* STATED TASK *
Output the material beneath this task exactly, images excluded.

--- BEGIN MATERIAL PROVIDED ---

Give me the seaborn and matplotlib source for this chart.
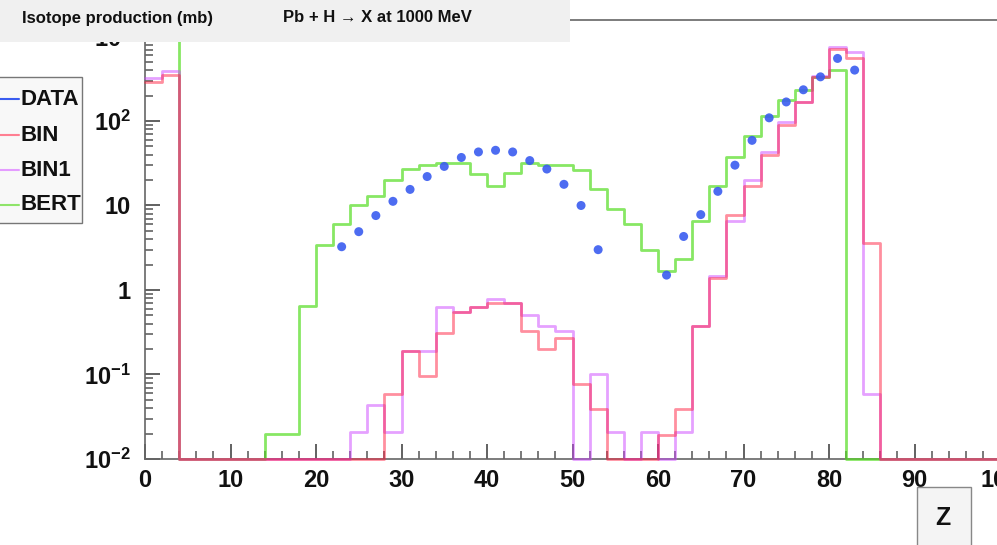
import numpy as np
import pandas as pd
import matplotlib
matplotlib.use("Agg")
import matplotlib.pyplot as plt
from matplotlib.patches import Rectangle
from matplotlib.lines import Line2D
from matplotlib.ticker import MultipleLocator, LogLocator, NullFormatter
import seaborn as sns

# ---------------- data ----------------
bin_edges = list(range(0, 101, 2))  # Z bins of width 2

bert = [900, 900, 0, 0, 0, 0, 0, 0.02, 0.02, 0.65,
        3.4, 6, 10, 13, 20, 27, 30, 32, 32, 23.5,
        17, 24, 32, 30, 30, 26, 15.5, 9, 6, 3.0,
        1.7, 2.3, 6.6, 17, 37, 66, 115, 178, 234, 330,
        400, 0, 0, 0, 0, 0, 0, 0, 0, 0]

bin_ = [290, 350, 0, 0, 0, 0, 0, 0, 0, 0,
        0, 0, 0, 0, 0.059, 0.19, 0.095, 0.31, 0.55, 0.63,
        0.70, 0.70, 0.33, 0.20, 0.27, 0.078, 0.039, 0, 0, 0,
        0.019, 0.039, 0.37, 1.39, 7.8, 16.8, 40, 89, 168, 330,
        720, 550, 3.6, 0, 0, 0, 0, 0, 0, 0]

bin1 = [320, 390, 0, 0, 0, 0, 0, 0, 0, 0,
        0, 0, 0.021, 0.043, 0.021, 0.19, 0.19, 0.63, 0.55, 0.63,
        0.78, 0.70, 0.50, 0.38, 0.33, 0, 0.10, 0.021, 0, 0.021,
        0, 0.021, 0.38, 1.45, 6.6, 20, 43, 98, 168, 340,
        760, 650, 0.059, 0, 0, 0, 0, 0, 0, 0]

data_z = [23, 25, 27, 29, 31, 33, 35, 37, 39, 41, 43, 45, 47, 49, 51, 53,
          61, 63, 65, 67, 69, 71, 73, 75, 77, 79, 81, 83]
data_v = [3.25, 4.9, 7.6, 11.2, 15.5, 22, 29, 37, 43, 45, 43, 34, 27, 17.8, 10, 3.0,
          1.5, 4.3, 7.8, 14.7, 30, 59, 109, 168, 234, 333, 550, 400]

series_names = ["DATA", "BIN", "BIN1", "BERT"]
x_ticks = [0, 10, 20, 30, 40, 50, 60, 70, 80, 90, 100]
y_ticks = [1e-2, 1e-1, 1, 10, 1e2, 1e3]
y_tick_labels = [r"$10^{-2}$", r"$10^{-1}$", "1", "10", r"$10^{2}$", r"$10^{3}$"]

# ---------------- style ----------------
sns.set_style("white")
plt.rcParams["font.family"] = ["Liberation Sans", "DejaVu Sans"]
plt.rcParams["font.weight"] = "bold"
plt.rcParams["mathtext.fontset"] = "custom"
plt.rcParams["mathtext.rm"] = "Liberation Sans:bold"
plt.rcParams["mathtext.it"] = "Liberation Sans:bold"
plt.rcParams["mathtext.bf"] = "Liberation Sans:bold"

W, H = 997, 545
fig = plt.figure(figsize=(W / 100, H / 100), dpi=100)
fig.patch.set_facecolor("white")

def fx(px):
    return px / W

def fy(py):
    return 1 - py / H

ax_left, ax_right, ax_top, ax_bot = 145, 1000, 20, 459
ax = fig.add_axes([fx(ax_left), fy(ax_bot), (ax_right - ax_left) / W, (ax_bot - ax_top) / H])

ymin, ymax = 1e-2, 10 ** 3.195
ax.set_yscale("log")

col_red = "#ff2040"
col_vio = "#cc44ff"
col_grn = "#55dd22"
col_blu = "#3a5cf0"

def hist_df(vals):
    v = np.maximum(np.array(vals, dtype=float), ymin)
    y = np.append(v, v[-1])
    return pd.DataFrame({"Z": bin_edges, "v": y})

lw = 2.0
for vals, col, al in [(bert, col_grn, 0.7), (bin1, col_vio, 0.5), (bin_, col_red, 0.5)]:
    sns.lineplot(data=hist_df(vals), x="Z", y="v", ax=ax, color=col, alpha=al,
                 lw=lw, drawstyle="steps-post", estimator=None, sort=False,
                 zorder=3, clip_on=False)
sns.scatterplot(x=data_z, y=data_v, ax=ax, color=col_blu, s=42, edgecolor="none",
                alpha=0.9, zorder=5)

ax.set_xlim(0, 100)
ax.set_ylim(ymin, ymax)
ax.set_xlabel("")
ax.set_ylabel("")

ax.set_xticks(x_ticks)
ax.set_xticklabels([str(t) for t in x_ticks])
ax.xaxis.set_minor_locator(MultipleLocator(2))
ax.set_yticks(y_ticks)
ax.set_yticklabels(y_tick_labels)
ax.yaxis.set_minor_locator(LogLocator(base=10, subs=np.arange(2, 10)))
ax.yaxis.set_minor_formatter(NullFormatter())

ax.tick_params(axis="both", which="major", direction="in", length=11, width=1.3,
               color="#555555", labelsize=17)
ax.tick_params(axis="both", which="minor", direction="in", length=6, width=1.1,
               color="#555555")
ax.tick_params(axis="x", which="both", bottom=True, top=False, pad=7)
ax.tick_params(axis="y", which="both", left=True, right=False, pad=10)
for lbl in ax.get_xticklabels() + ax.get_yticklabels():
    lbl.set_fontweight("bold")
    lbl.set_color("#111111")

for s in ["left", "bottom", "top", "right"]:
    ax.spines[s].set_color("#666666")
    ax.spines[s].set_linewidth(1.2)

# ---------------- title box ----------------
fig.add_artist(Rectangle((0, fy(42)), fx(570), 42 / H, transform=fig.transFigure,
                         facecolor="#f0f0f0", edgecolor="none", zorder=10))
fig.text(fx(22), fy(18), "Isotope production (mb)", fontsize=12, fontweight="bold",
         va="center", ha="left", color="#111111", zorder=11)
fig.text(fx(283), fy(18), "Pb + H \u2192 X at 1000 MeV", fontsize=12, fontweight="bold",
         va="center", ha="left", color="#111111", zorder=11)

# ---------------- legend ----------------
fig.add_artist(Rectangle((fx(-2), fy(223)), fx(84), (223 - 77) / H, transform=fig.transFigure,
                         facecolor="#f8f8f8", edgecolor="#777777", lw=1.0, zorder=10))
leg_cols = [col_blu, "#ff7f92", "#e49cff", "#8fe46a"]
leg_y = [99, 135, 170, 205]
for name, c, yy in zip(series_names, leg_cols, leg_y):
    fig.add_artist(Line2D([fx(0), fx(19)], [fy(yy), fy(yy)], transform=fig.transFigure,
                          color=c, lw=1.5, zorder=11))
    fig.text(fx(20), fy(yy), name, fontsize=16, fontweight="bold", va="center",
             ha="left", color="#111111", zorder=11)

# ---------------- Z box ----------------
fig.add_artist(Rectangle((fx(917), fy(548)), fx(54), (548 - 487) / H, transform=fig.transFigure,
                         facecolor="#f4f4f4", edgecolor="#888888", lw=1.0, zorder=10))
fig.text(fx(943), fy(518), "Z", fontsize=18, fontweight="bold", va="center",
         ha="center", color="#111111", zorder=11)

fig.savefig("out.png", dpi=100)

--- END MATERIAL PROVIDED ---

* ANSWER IN FULL *
Give me the seaborn and matplotlib source for this chart.
import numpy as np
import pandas as pd
import matplotlib
matplotlib.use("Agg")
import matplotlib.pyplot as plt
from matplotlib.patches import Rectangle
from matplotlib.lines import Line2D
from matplotlib.ticker import MultipleLocator, LogLocator, NullFormatter
import seaborn as sns

# ---------------- data ----------------
bin_edges = list(range(0, 101, 2))  # Z bins of width 2

bert = [900, 900, 0, 0, 0, 0, 0, 0.02, 0.02, 0.65,
        3.4, 6, 10, 13, 20, 27, 30, 32, 32, 23.5,
        17, 24, 32, 30, 30, 26, 15.5, 9, 6, 3.0,
        1.7, 2.3, 6.6, 17, 37, 66, 115, 178, 234, 330,
        400, 0, 0, 0, 0, 0, 0, 0, 0, 0]

bin_ = [290, 350, 0, 0, 0, 0, 0, 0, 0, 0,
        0, 0, 0, 0, 0.059, 0.19, 0.095, 0.31, 0.55, 0.63,
        0.70, 0.70, 0.33, 0.20, 0.27, 0.078, 0.039, 0, 0, 0,
        0.019, 0.039, 0.37, 1.39, 7.8, 16.8, 40, 89, 168, 330,
        720, 550, 3.6, 0, 0, 0, 0, 0, 0, 0]

bin1 = [320, 390, 0, 0, 0, 0, 0, 0, 0, 0,
        0, 0, 0.021, 0.043, 0.021, 0.19, 0.19, 0.63, 0.55, 0.63,
        0.78, 0.70, 0.50, 0.38, 0.33, 0, 0.10, 0.021, 0, 0.021,
        0, 0.021, 0.38, 1.45, 6.6, 20, 43, 98, 168, 340,
        760, 650, 0.059, 0, 0, 0, 0, 0, 0, 0]

data_z = [23, 25, 27, 29, 31, 33, 35, 37, 39, 41, 43, 45, 47, 49, 51, 53,
          61, 63, 65, 67, 69, 71, 73, 75, 77, 79, 81, 83]
data_v = [3.25, 4.9, 7.6, 11.2, 15.5, 22, 29, 37, 43, 45, 43, 34, 27, 17.8, 10, 3.0,
          1.5, 4.3, 7.8, 14.7, 30, 59, 109, 168, 234, 333, 550, 400]

series_names = ["DATA", "BIN", "BIN1", "BERT"]
x_ticks = [0, 10, 20, 30, 40, 50, 60, 70, 80, 90, 100]
y_ticks = [1e-2, 1e-1, 1, 10, 1e2, 1e3]
y_tick_labels = [r"$10^{-2}$", r"$10^{-1}$", "1", "10", r"$10^{2}$", r"$10^{3}$"]

# ---------------- style ----------------
sns.set_style("white")
plt.rcParams["font.family"] = ["Liberation Sans", "DejaVu Sans"]
plt.rcParams["font.weight"] = "bold"
plt.rcParams["mathtext.fontset"] = "custom"
plt.rcParams["mathtext.rm"] = "Liberation Sans:bold"
plt.rcParams["mathtext.it"] = "Liberation Sans:bold"
plt.rcParams["mathtext.bf"] = "Liberation Sans:bold"

W, H = 997, 545
fig = plt.figure(figsize=(W / 100, H / 100), dpi=100)
fig.patch.set_facecolor("white")

def fx(px):
    return px / W

def fy(py):
    return 1 - py / H

ax_left, ax_right, ax_top, ax_bot = 145, 1000, 20, 459
ax = fig.add_axes([fx(ax_left), fy(ax_bot), (ax_right - ax_left) / W, (ax_bot - ax_top) / H])

ymin, ymax = 1e-2, 10 ** 3.195
ax.set_yscale("log")

col_red = "#ff2040"
col_vio = "#cc44ff"
col_grn = "#55dd22"
col_blu = "#3a5cf0"

def hist_df(vals):
    v = np.maximum(np.array(vals, dtype=float), ymin)
    y = np.append(v, v[-1])
    return pd.DataFrame({"Z": bin_edges, "v": y})

lw = 2.0
for vals, col, al in [(bert, col_grn, 0.7), (bin1, col_vio, 0.5), (bin_, col_red, 0.5)]:
    sns.lineplot(data=hist_df(vals), x="Z", y="v", ax=ax, color=col, alpha=al,
                 lw=lw, drawstyle="steps-post", estimator=None, sort=False,
                 zorder=3, clip_on=False)
sns.scatterplot(x=data_z, y=data_v, ax=ax, color=col_blu, s=42, edgecolor="none",
                alpha=0.9, zorder=5)

ax.set_xlim(0, 100)
ax.set_ylim(ymin, ymax)
ax.set_xlabel("")
ax.set_ylabel("")

ax.set_xticks(x_ticks)
ax.set_xticklabels([str(t) for t in x_ticks])
ax.xaxis.set_minor_locator(MultipleLocator(2))
ax.set_yticks(y_ticks)
ax.set_yticklabels(y_tick_labels)
ax.yaxis.set_minor_locator(LogLocator(base=10, subs=np.arange(2, 10)))
ax.yaxis.set_minor_formatter(NullFormatter())

ax.tick_params(axis="both", which="major", direction="in", length=11, width=1.3,
               color="#555555", labelsize=17)
ax.tick_params(axis="both", which="minor", direction="in", length=6, width=1.1,
               color="#555555")
ax.tick_params(axis="x", which="both", bottom=True, top=False, pad=7)
ax.tick_params(axis="y", which="both", left=True, right=False, pad=10)
for lbl in ax.get_xticklabels() + ax.get_yticklabels():
    lbl.set_fontweight("bold")
    lbl.set_color("#111111")

for s in ["left", "bottom", "top", "right"]:
    ax.spines[s].set_color("#666666")
    ax.spines[s].set_linewidth(1.2)

# ---------------- title box ----------------
fig.add_artist(Rectangle((0, fy(42)), fx(570), 42 / H, transform=fig.transFigure,
                         facecolor="#f0f0f0", edgecolor="none", zorder=10))
fig.text(fx(22), fy(18), "Isotope production (mb)", fontsize=12, fontweight="bold",
         va="center", ha="left", color="#111111", zorder=11)
fig.text(fx(283), fy(18), "Pb + H \u2192 X at 1000 MeV", fontsize=12, fontweight="bold",
         va="center", ha="left", color="#111111", zorder=11)

# ---------------- legend ----------------
fig.add_artist(Rectangle((fx(-2), fy(223)), fx(84), (223 - 77) / H, transform=fig.transFigure,
                         facecolor="#f8f8f8", edgecolor="#777777", lw=1.0, zorder=10))
leg_cols = [col_blu, "#ff7f92", "#e49cff", "#8fe46a"]
leg_y = [99, 135, 170, 205]
for name, c, yy in zip(series_names, leg_cols, leg_y):
    fig.add_artist(Line2D([fx(0), fx(19)], [fy(yy), fy(yy)], transform=fig.transFigure,
                          color=c, lw=1.5, zorder=11))
    fig.text(fx(20), fy(yy), name, fontsize=16, fontweight="bold", va="center",
             ha="left", color="#111111", zorder=11)

# ---------------- Z box ----------------
fig.add_artist(Rectangle((fx(917), fy(548)), fx(54), (548 - 487) / H, transform=fig.transFigure,
                         facecolor="#f4f4f4", edgecolor="#888888", lw=1.0, zorder=10))
fig.text(fx(943), fy(518), "Z", fontsize=18, fontweight="bold", va="center",
         ha="center", color="#111111", zorder=11)

fig.savefig("out.png", dpi=100)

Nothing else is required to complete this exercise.